WHAT YOU ARE ASKED TO DO: The lines from the top of the material through the line with "(0,0) rectangle (960,540);" are to be set down exactly. Leave the pictures out.
--- start ---
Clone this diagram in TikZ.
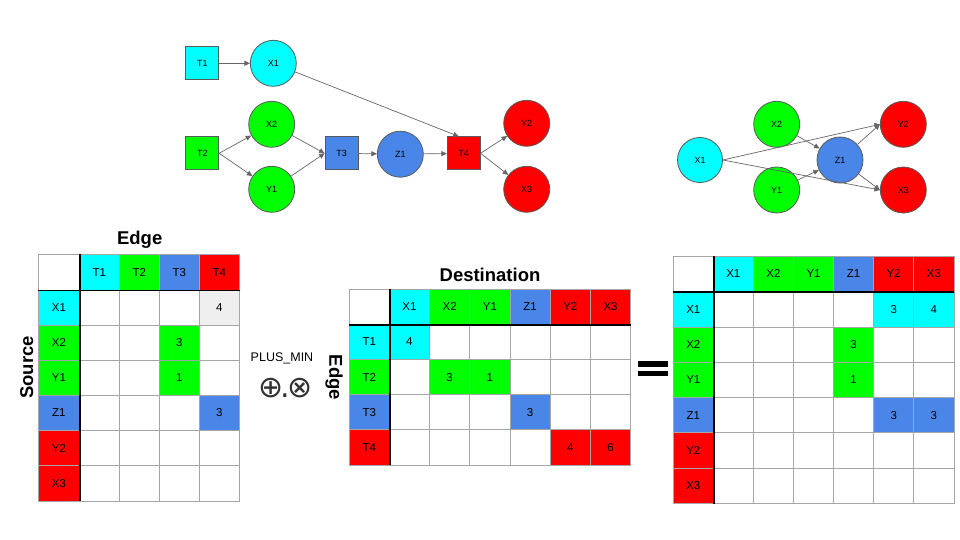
\documentclass[tikz,border=0pt]{standalone}
\usepackage{fontspec}
\setmainfont{Liberation Sans}
\newfontfamily\symfont{DejaVu Sans}
\usetikzlibrary{arrows.meta,calc}
\definecolor{cyanc}{HTML}{00FFFF}
\definecolor{greenc}{HTML}{00FF00}
\definecolor{bluec}{HTML}{4A86E8}
\definecolor{redc}{HTML}{FF0000}
\definecolor{lgray}{HTML}{EFEFEF}
\definecolor{gridc}{HTML}{A6A6A6}
\definecolor{bordc}{HTML}{595959}
\definecolor{arrc}{HTML}{666666}
\begin{document}
\begin{tikzpicture}[x=1pt,y=-1pt,
 sq/.style={draw=bordc, line width=0.8pt, minimum size=33pt, inner sep=0pt, font=\fontsize{9}{10}\selectfont},
 circ/.style={circle, draw=bordc, line width=0.8pt, minimum size=46pt, inner sep=0pt, font=\fontsize{9}{10}\selectfont},
 arr/.style={draw=arrc, line width=0.7pt, -{Triangle[length=5.5pt,width=5pt]}},
 cell/.style={draw=gridc, line width=0.8pt, inner sep=0pt, font=\fontsize{11.5}{13}\selectfont},
 sepline/.style={black, line width=1.8pt},
 titletext/.style={font=\bfseries\fontsize{18.5}{21}\selectfont}
]
\useasboundingbox (0,0) rectangle (960,540);

% ---------- top-left graph ----------
\node[sq, fill=cyanc] (gT1) at (202.3,63.3) {T1};
\node[circ, fill=cyanc] (gX1) at (273.3,63.3) {X1};
\node[sq, fill=greenc] (gT2) at (202.3,153.3) {T2};
\node[circ, fill=greenc] (gX2) at (271.7,124.3) {X2};
\node[circ, fill=greenc] (gY1) at (271.7,189.3) {Y1};
\node[sq, fill=bluec] (gT3) at (341.5,153.3) {T3};
\node[circ, fill=bluec] (gZ1) at (400.3,154.2) {Z1};
\node[sq, fill=redc] (gT4) at (463.7,153.3) {T4};
\node[circ, fill=redc] (gY2) at (526.7,123.3) {Y2};
\node[circ, fill=redc] (gX3) at (526.7,189.3) {X3};
\draw[arr] (gT1) -- (gX1);
\draw[arr] (gX1) -- ([xshift=-5pt]gT4.north);
\draw[arr] (gT2.east) -- (gX2);
\draw[arr] (gT2.east) -- (gY1);
\draw[arr] (gX2) -- (gT3.west);
\draw[arr] (gY1) -- (gT3.west);
\draw[arr] (gT3) -- (gZ1);
\draw[arr] (gZ1) -- (gT4);
\draw[arr] (gT4.east) -- (gY2);
\draw[arr] (gT4.east) -- (gX3);

% ---------- top-right graph ----------
\node[circ, fill=cyanc, minimum size=45pt] (hX1) at (700,160) {X1};
\node[circ, fill=greenc] (hX2) at (776.7,124.3) {X2};
\node[circ, fill=greenc] (hY1) at (776.7,190) {Y1};
\node[circ, fill=bluec] (hZ1) at (840,160) {Z1};
\node[circ, fill=redc] (hY2) at (903.3,124.3) {Y2};
\node[circ, fill=redc] (hX3) at (903.3,190) {X3};
\draw[arr] (hX1.east) -- (hY2.west);
\draw[arr] (hX1.east) -- (hX3.west);
\draw[arr] (hX2) -- (hZ1);
\draw[arr] (hY1) -- (hZ1);
\draw[arr] (hZ1) -- (hY2.west);
\draw[arr] (hZ1) -- (hX3.west);

% ---------- left matrix ----------
\node[titletext] (tEdge) at (139.7,240) {Edge};
\node[titletext, rotate=90] (tSource) at (26.7,367.5) {Source};
\node[cell, fill=white, minimum width=40.8pt, minimum height=35.6pt] (L00) at (58.9,272.2) {};
\foreach \t/\c [count=\i] in {T1/cyanc,T2/greenc,T3/bluec,T4/redc}
  \node[cell, fill=\c, minimum width=40pt, minimum height=35.6pt] (L0\i) at ({79.3+40*\i-20},272.2) {\t};
\foreach \t/\c [count=\j] in {X1/cyanc,X2/greenc,Y1/greenc,Z1/bluec,Y2/redc,X3/redc}{
  \node[cell, fill=\c, minimum width=40.8pt, minimum height=35.15pt] (L\j0) at (58.9,{290+35.15*\j-17.575}) {\t};
  \foreach \i in {1,...,4}
    \node[cell, fill=white, minimum width=40pt, minimum height=35.15pt] (L\j\i) at ({79.3+40*\i-20},{290+35.15*\j-17.575}) {};
}
\foreach \j/\i/\c/\v in {1/4/lgray/4,2/3/greenc/3,3/3/greenc/1,4/4/bluec/3}
  \node[cell, fill=\c, minimum width=40pt, minimum height=35.15pt] (Lv\j\i) at (L\j\i) {\v};
\draw[sepline] (L00.south west) -- (L04.south east);
\draw[sepline] (L00.north east) -- (L60.south east);

% ---------- operator ----------
\node[font=\fontsize{12.5}{14}\selectfont] (opname) at (282,358) {PLUS\_MIN};
\node[font=\symfont\fontsize{30}{32}\selectfont, text=black!80, inner sep=0pt] (opsym) at (285.7,388.5) {⊕\kern-3pt.\kern-3pt⊗};

% ---------- middle matrix ----------
\node[titletext] (tDest) at (490,274.5) {Destination};
\node[titletext, rotate=-90] (tEdge2) at (334,377.5) {Edge};
\node[cell, fill=white, minimum width=40pt, minimum height=35pt] (M00) at (369.3,306.8) {};
\foreach \t/\c [count=\i] in {X1/cyanc,X2/greenc,Y1/greenc,Z1/bluec,Y2/redc,X3/redc}
  \node[cell, fill=\c, minimum width=40.23pt, minimum height=35pt] (M0\i) at ({389.3+40.23*\i-20.115},306.8) {\t};
\foreach \t/\c [count=\j] in {T1/cyanc,T2/greenc,T3/bluec,T4/redc}{
  \node[cell, fill=\c, minimum width=40pt, minimum height=35.17pt] (M\j0) at (369.3,{324.3+35.17*\j-17.585}) {\t};
  \foreach \i in {1,...,6}
    \node[cell, fill=white, minimum width=40.23pt, minimum height=35.17pt] (M\j\i) at ({389.3+40.23*\i-20.115},{324.3+35.17*\j-17.585}) {};
}
\foreach \j/\i/\c/\v in {1/1/cyanc/4,2/2/greenc/3,2/3/greenc/1,3/4/bluec/3,4/5/redc/4,4/6/redc/6}
  \node[cell, fill=\c, minimum width=40.23pt, minimum height=35.17pt] (Mv\j\i) at (M\j\i) {\v};
\draw[sepline] (M00.south west) -- (M06.south east);
\draw[sepline] (M00.north east) -- (M40.south east);

% ---------- equals ----------
\fill[black] (638.3,361) rectangle (668.3,366.7);
\fill[black] (638.3,370.7) rectangle (668.3,376);

% ---------- right matrix ----------
\node[cell, fill=white, minimum width=40pt, minimum height=35.7pt] (R00) at (693.3,273.85) {};
\foreach \t/\c [count=\i] in {X1/cyanc,X2/greenc,Y1/greenc,Z1/bluec,Y2/redc,X3/redc}
  \node[cell, fill=\c, minimum width=40.1pt, minimum height=35.7pt] (R0\i) at ({713.3+40.1*\i-20.05},273.85) {\t};
\foreach \t/\c [count=\j] in {X1/cyanc,X2/greenc,Y1/greenc,Z1/bluec,Y2/redc,X3/redc}{
  \node[cell, fill=\c, minimum width=40pt, minimum height=35.27pt] (R\j0) at (693.3,{291.7+35.27*\j-17.635}) {\t};
  \foreach \i in {1,...,6}
    \node[cell, fill=white, minimum width=40.1pt, minimum height=35.27pt] (R\j\i) at ({713.3+40.1*\i-20.05},{291.7+35.27*\j-17.635}) {};
}
\foreach \j/\i/\c/\v in {1/5/cyanc/3,1/6/cyanc/4,2/4/greenc/3,3/4/greenc/1,4/5/bluec/3,4/6/bluec/3}
  \node[cell, fill=\c, minimum width=40.1pt, minimum height=35.27pt] (Rv\j\i) at (R\j\i) {\v};
\draw[sepline] (R00.south west) -- (R06.south east);
\draw[sepline] (R00.north east) -- (R60.south east);
\end{tikzpicture}
\end{document}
--- end ---
OUTPUT OF THE TASK:
Clone this diagram in TikZ.
\documentclass[tikz,border=0pt]{standalone}
\usepackage{fontspec}
\setmainfont{Liberation Sans}
\newfontfamily\symfont{DejaVu Sans}
\usetikzlibrary{arrows.meta,calc}
\definecolor{cyanc}{HTML}{00FFFF}
\definecolor{greenc}{HTML}{00FF00}
\definecolor{bluec}{HTML}{4A86E8}
\definecolor{redc}{HTML}{FF0000}
\definecolor{lgray}{HTML}{EFEFEF}
\definecolor{gridc}{HTML}{A6A6A6}
\definecolor{bordc}{HTML}{595959}
\definecolor{arrc}{HTML}{666666}
\begin{document}
\begin{tikzpicture}[x=1pt,y=-1pt,
 sq/.style={draw=bordc, line width=0.8pt, minimum size=33pt, inner sep=0pt, font=\fontsize{9}{10}\selectfont},
 circ/.style={circle, draw=bordc, line width=0.8pt, minimum size=46pt, inner sep=0pt, font=\fontsize{9}{10}\selectfont},
 arr/.style={draw=arrc, line width=0.7pt, -{Triangle[length=5.5pt,width=5pt]}},
 cell/.style={draw=gridc, line width=0.8pt, inner sep=0pt, font=\fontsize{11.5}{13}\selectfont},
 sepline/.style={black, line width=1.8pt},
 titletext/.style={font=\bfseries\fontsize{18.5}{21}\selectfont}
]
\useasboundingbox (0,0) rectangle (960,540);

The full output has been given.